**Work required:** Please write the listing below out again exactly, leaving every picture behind.

**Data lines:**
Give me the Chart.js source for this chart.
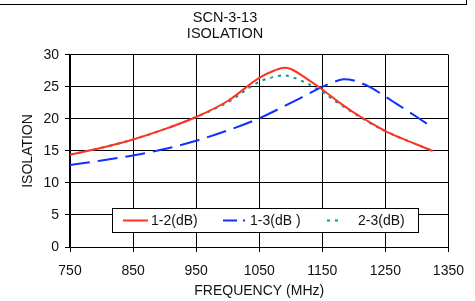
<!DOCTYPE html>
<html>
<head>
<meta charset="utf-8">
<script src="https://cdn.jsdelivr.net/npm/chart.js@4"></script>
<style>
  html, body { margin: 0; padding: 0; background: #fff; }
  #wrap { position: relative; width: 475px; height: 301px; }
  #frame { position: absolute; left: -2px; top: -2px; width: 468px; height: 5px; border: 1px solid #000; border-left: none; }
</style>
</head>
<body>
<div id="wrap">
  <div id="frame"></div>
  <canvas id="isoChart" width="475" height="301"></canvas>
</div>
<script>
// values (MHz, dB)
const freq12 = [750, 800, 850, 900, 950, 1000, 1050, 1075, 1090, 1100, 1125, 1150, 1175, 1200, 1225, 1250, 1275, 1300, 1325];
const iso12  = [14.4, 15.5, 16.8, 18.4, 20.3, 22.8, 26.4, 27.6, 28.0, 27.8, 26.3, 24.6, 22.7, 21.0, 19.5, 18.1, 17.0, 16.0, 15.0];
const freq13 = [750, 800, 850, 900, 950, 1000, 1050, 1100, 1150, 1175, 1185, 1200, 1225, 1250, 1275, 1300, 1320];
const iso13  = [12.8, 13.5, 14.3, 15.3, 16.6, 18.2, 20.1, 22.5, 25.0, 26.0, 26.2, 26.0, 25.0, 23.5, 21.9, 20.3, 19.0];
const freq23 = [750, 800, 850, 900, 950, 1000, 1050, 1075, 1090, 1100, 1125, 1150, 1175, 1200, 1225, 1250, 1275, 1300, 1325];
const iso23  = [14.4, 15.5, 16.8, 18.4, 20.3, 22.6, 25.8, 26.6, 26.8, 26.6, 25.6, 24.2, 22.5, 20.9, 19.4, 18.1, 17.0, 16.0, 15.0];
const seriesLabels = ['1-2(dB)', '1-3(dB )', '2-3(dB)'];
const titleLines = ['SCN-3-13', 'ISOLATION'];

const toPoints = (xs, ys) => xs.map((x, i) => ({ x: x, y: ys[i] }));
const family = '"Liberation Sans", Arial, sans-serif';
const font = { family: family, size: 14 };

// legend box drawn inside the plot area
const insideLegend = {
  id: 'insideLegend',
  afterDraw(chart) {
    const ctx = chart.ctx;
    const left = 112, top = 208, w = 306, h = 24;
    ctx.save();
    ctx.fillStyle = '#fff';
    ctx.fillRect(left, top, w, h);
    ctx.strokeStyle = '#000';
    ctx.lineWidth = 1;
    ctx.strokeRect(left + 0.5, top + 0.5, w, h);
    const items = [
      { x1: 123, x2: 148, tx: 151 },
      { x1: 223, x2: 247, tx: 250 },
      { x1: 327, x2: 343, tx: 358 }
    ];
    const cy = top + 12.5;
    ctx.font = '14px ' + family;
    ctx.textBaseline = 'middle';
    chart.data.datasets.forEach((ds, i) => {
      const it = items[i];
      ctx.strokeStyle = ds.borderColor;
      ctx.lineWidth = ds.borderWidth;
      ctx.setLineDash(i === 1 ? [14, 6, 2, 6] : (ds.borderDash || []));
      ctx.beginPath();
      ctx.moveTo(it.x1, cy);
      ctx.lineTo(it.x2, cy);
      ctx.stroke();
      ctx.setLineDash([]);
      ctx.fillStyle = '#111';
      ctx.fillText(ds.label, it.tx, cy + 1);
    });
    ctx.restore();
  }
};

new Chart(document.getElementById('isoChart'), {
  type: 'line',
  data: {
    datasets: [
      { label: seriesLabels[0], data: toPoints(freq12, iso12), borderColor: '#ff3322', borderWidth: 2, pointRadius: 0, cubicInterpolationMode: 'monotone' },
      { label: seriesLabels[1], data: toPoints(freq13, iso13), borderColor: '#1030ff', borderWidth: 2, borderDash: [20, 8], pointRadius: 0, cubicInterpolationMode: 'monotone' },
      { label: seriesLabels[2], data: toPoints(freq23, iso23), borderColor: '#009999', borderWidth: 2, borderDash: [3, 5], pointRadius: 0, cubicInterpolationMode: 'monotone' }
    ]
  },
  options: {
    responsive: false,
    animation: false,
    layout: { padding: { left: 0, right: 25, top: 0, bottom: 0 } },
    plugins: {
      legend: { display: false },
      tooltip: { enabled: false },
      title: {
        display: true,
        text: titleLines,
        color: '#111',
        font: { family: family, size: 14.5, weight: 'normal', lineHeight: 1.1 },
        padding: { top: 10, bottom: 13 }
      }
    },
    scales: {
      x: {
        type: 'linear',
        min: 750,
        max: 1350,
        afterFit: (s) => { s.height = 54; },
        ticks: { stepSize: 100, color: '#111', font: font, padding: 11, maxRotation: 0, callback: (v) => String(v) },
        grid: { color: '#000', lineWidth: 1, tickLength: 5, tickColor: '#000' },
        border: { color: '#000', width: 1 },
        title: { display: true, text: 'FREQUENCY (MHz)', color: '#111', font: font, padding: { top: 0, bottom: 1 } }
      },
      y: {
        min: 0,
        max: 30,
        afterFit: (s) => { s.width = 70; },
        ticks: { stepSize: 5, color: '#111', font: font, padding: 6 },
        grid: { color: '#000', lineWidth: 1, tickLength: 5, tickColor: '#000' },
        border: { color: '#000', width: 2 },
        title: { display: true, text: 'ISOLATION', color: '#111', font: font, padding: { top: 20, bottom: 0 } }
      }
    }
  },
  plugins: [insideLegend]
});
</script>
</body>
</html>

**The solution:**
Give me the Chart.js source for this chart.
<!DOCTYPE html>
<html>
<head>
<meta charset="utf-8">
<script src="https://cdn.jsdelivr.net/npm/chart.js@4"></script>
<style>
  html, body { margin: 0; padding: 0; background: #fff; }
  #wrap { position: relative; width: 475px; height: 301px; }
  #frame { position: absolute; left: -2px; top: -2px; width: 468px; height: 5px; border: 1px solid #000; border-left: none; }
</style>
</head>
<body>
<div id="wrap">
  <div id="frame"></div>
  <canvas id="isoChart" width="475" height="301"></canvas>
</div>
<script>
// values (MHz, dB)
const freq12 = [750, 800, 850, 900, 950, 1000, 1050, 1075, 1090, 1100, 1125, 1150, 1175, 1200, 1225, 1250, 1275, 1300, 1325];
const iso12  = [14.4, 15.5, 16.8, 18.4, 20.3, 22.8, 26.4, 27.6, 28.0, 27.8, 26.3, 24.6, 22.7, 21.0, 19.5, 18.1, 17.0, 16.0, 15.0];
const freq13 = [750, 800, 850, 900, 950, 1000, 1050, 1100, 1150, 1175, 1185, 1200, 1225, 1250, 1275, 1300, 1320];
const iso13  = [12.8, 13.5, 14.3, 15.3, 16.6, 18.2, 20.1, 22.5, 25.0, 26.0, 26.2, 26.0, 25.0, 23.5, 21.9, 20.3, 19.0];
const freq23 = [750, 800, 850, 900, 950, 1000, 1050, 1075, 1090, 1100, 1125, 1150, 1175, 1200, 1225, 1250, 1275, 1300, 1325];
const iso23  = [14.4, 15.5, 16.8, 18.4, 20.3, 22.6, 25.8, 26.6, 26.8, 26.6, 25.6, 24.2, 22.5, 20.9, 19.4, 18.1, 17.0, 16.0, 15.0];
const seriesLabels = ['1-2(dB)', '1-3(dB )', '2-3(dB)'];
const titleLines = ['SCN-3-13', 'ISOLATION'];

const toPoints = (xs, ys) => xs.map((x, i) => ({ x: x, y: ys[i] }));
const family = '"Liberation Sans", Arial, sans-serif';
const font = { family: family, size: 14 };

// legend box drawn inside the plot area
const insideLegend = {
  id: 'insideLegend',
  afterDraw(chart) {
    const ctx = chart.ctx;
    const left = 112, top = 208, w = 306, h = 24;
    ctx.save();
    ctx.fillStyle = '#fff';
    ctx.fillRect(left, top, w, h);
    ctx.strokeStyle = '#000';
    ctx.lineWidth = 1;
    ctx.strokeRect(left + 0.5, top + 0.5, w, h);
    const items = [
      { x1: 123, x2: 148, tx: 151 },
      { x1: 223, x2: 247, tx: 250 },
      { x1: 327, x2: 343, tx: 358 }
    ];
    const cy = top + 12.5;
    ctx.font = '14px ' + family;
    ctx.textBaseline = 'middle';
    chart.data.datasets.forEach((ds, i) => {
      const it = items[i];
      ctx.strokeStyle = ds.borderColor;
      ctx.lineWidth = ds.borderWidth;
      ctx.setLineDash(i === 1 ? [14, 6, 2, 6] : (ds.borderDash || []));
      ctx.beginPath();
      ctx.moveTo(it.x1, cy);
      ctx.lineTo(it.x2, cy);
      ctx.stroke();
      ctx.setLineDash([]);
      ctx.fillStyle = '#111';
      ctx.fillText(ds.label, it.tx, cy + 1);
    });
    ctx.restore();
  }
};

new Chart(document.getElementById('isoChart'), {
  type: 'line',
  data: {
    datasets: [
      { label: seriesLabels[0], data: toPoints(freq12, iso12), borderColor: '#ff3322', borderWidth: 2, pointRadius: 0, cubicInterpolationMode: 'monotone' },
      { label: seriesLabels[1], data: toPoints(freq13, iso13), borderColor: '#1030ff', borderWidth: 2, borderDash: [20, 8], pointRadius: 0, cubicInterpolationMode: 'monotone' },
      { label: seriesLabels[2], data: toPoints(freq23, iso23), borderColor: '#009999', borderWidth: 2, borderDash: [3, 5], pointRadius: 0, cubicInterpolationMode: 'monotone' }
    ]
  },
  options: {
    responsive: false,
    animation: false,
    layout: { padding: { left: 0, right: 25, top: 0, bottom: 0 } },
    plugins: {
      legend: { display: false },
      tooltip: { enabled: false },
      title: {
        display: true,
        text: titleLines,
        color: '#111',
        font: { family: family, size: 14.5, weight: 'normal', lineHeight: 1.1 },
        padding: { top: 10, bottom: 13 }
      }
    },
    scales: {
      x: {
        type: 'linear',
        min: 750,
        max: 1350,
        afterFit: (s) => { s.height = 54; },
        ticks: { stepSize: 100, color: '#111', font: font, padding: 11, maxRotation: 0, callback: (v) => String(v) },
        grid: { color: '#000', lineWidth: 1, tickLength: 5, tickColor: '#000' },
        border: { color: '#000', width: 1 },
        title: { display: true, text: 'FREQUENCY (MHz)', color: '#111', font: font, padding: { top: 0, bottom: 1 } }
      },
      y: {
        min: 0,
        max: 30,
        afterFit: (s) => { s.width = 70; },
        ticks: { stepSize: 5, color: '#111', font: font, padding: 6 },
        grid: { color: '#000', lineWidth: 1, tickLength: 5, tickColor: '#000' },
        border: { color: '#000', width: 2 },
        title: { display: true, text: 'ISOLATION', color: '#111', font: font, padding: { top: 20, bottom: 0 } }
      }
    }
  },
  plugins: [insideLegend]
});
</script>
</body>
</html>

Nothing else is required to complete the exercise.